The government had given into their demands and agreed to revoke the licence for Canadian mining firm Bear Creek to open its Santa Ana silver mine in the area; as well, it halted all new mining concessions in Puno province for 36 months. The unrest ended with the agreement Saturday, narrowly averting a repeat of a bloody conflict the day before, when police killed at least five demonstrators at the airport.

While the breakthrough agreement stopped further bloodshed, it casts doubts on other resource operations in Peru, a nation that relies heavily on foreign investment and receives about 70 per cent of its GDP from the mining industry. Peru is South America’s fastest-growing economy, driven by surging commodity prices, but the rural poor have benefited little from mining and complain it contaminates their water and crops. The incoming government must balance the interests of international resource firms, whose production is a huge source of national wealth, alongside those of protesters who argue mines have a devastating impact on the environment.

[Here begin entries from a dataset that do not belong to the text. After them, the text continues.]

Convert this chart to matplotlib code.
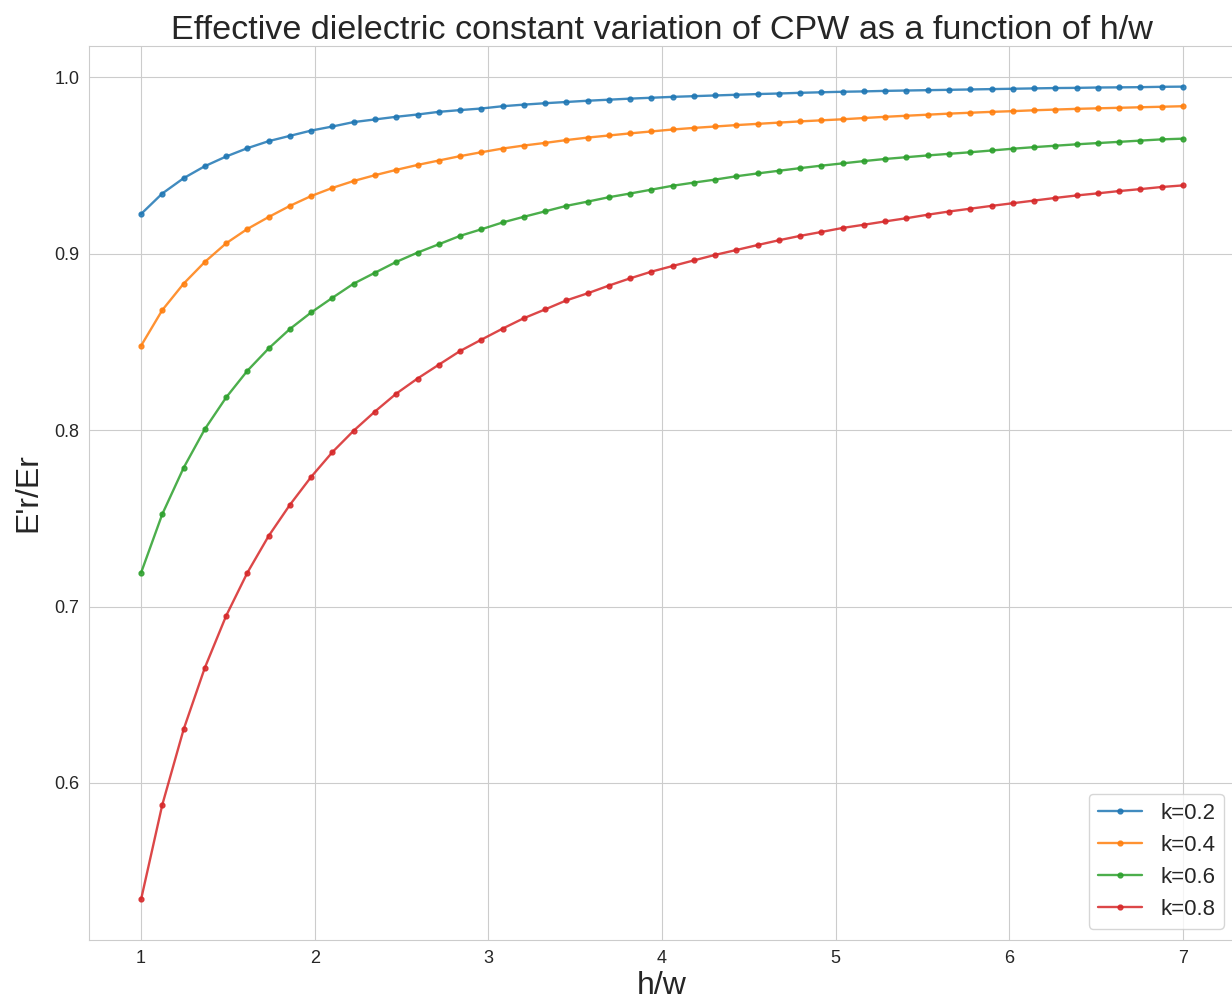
import matplotlib
matplotlib.use("Agg")
import matplotlib.pyplot as plt
import seaborn as sns

hw = [1.000, 1.122, 1.245, 1.367, 1.490, 1.612, 1.735, 1.857, 1.980, 2.102,
      2.224, 2.347, 2.469, 2.592, 2.714, 2.837, 2.959, 3.082, 3.204, 3.327,
      3.449, 3.571, 3.694, 3.816, 3.939, 4.061, 4.184, 4.306, 4.429, 4.551,
      4.673, 4.796, 4.918, 5.041, 5.163, 5.286, 5.408, 5.531, 5.653, 5.776,
      5.898, 6.020, 6.143, 6.265, 6.388, 6.510, 6.633, 6.755, 6.878, 7.000]

k02 = [0.9226, 0.9342, 0.9429, 0.9497, 0.9552, 0.9599, 0.9639, 0.9669, 0.9699, 0.9722,
       0.9747, 0.9762, 0.9777, 0.9790, 0.9805, 0.9815, 0.9824, 0.9837, 0.9846, 0.9854,
       0.9861, 0.9868, 0.9874, 0.9880, 0.9885, 0.9890, 0.9894, 0.9898, 0.9902, 0.9906,
       0.9909, 0.9913, 0.9916, 0.9919, 0.9921, 0.9924, 0.9926, 0.9928, 0.9930, 0.9932,
       0.9934, 0.9936, 0.9938, 0.9940, 0.9941, 0.9943, 0.9944, 0.9945, 0.9947, 0.9948]

k04 = [0.8479, 0.8681, 0.8831, 0.8954, 0.9060, 0.9141, 0.9209, 0.9272, 0.9328, 0.9374,
       0.9413, 0.9446, 0.9476, 0.9504, 0.9529, 0.9554, 0.9576, 0.9597, 0.9614, 0.9629,
       0.9645, 0.9659, 0.9671, 0.9683, 0.9694, 0.9705, 0.9714, 0.9722, 0.9730, 0.9737,
       0.9744, 0.9751, 0.9757, 0.9763, 0.9770, 0.9777, 0.9783, 0.9789, 0.9795, 0.9800,
       0.9805, 0.9809, 0.9814, 0.9818, 0.9822, 0.9825, 0.9828, 0.9831, 0.9834, 0.9837]

k06 = [0.7192, 0.7524, 0.7787, 0.8006, 0.8186, 0.8337, 0.8464, 0.8574, 0.8668, 0.8751,
       0.8831, 0.8893, 0.8954, 0.9007, 0.9054, 0.9102, 0.9139, 0.9178, 0.9210, 0.9241,
       0.9272, 0.9296, 0.9321, 0.9342, 0.9364, 0.9386, 0.9404, 0.9421, 0.9440, 0.9456,
       0.9471, 0.9486, 0.9500, 0.9513, 0.9526, 0.9538, 0.9548, 0.9558, 0.9567, 0.9576,
       0.9586, 0.9596, 0.9605, 0.9613, 0.9621, 0.9628, 0.9635, 0.9642, 0.9649, 0.9653]

k08 = [0.5340, 0.5876, 0.6304, 0.6653, 0.6948, 0.7192, 0.7401, 0.7577, 0.7736, 0.7876,
       0.7997, 0.8106, 0.8207, 0.8293, 0.8371, 0.8449, 0.8513, 0.8576, 0.8635, 0.8685,
       0.8736, 0.8776, 0.8820, 0.8861, 0.8899, 0.8931, 0.8963, 0.8994, 0.9022, 0.9050,
       0.9077, 0.9102, 0.9124, 0.9147, 0.9165, 0.9184, 0.9202, 0.9222, 0.9240, 0.9256,
       0.9272, 0.9287, 0.9302, 0.9317, 0.9331, 0.9343, 0.9356, 0.9367, 0.9379, 0.9388]

labels = ["k=0.2", "k=0.4", "k=0.6", "k=0.8"]
series = [k02, k04, k06, k08]

sns.set_style("whitegrid")
plt.rcParams['font.family'] = ['Liberation Sans', 'DejaVu Sans']

W, H = 1232, 1007
fig = plt.figure(figsize=(W / 100, H / 100), dpi=100)
ax = fig.add_axes([89 / W, (H - 940) / H, (1235 - 89) / W, (940 - 46) / H])

for lab, ys in zip(labels, series):
    ax.plot(hw, ys, marker='.', linewidth=1.7, markersize=7, alpha=0.85, label=lab)

ax.set_title("Effective dielectric constant variation of CPW as a function of h/w",
             fontsize=24.6, color='.15', pad=5)
ax.set_xlabel("h/w", fontsize=23, color='.15', labelpad=3)
ax.set_ylabel("E'r/Er", fontsize=23, color='.15', labelpad=8)
ax.tick_params(axis='both', labelsize=13, colors='.15')
ax.set_yticks([0.6, 0.7, 0.8, 0.9, 1.0])
ax.legend(loc='lower right', fontsize=16, borderaxespad=0.5)
for s in ax.spines.values():
    s.set_color('.8')

fig.savefig("out.png", dpi=100)
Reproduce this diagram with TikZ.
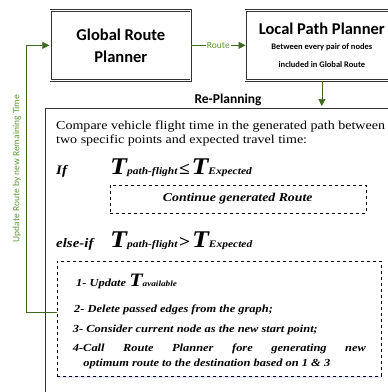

“Perceived protester success in the Puno region has the potential to empower a more broad-based anti-mining movement in the country, causing investor uncertainty over the security of exploration and mining concessions throughout Peru,” BMO Nesbitt Burns analyst Andrew Kaip said in a report on Sunday

The recently approved Santa Ana project in southern Peru has become a symbol for thousands of protesters opposed to mining and energy projects in the run-up to the recent election, which was won by left-wing nationalist and former army rebel Ollanta Humala. Protesters are using forceful demonstrations to pressure Mr. Humala’s administration as it decides on changes to legislation for resource firms after it takes office on July 28. Outgoing president Alan Garcia told reporters on the weekend that “dark political interests” were to blame for the deadly clashes in Puno province, which is in the southeastern region of the country.

With his presidency nearing an end, it is widely believed that Mr. Garcia gave into the demands to avoid the violence escalating under his watch and instead chose to pass the problem over to Mr. Humala

Edwin Gallegos Pasco, dean of the engineering faculty at the regional University of Altiplano, said the protests will only reduce development in the region. He argues that the formal mines bring development and less contamination than the informal mining, which will increase in place of the foreign-run mines.

Prof. Pasco believes, though, that the government is to blame for the protests, saying there is a lack of education about mining. He argues that the government should be informing the people in “peaceful times” how the contamination levels are lower in multinational mines than in smaller independent mines.

“The government always waits till it’s too late and there is a problem,” says Prof. Pasco adding that the government needs to use the income from mines more efficiently. “Their mismanagement of the economy is also to blame for the protests.”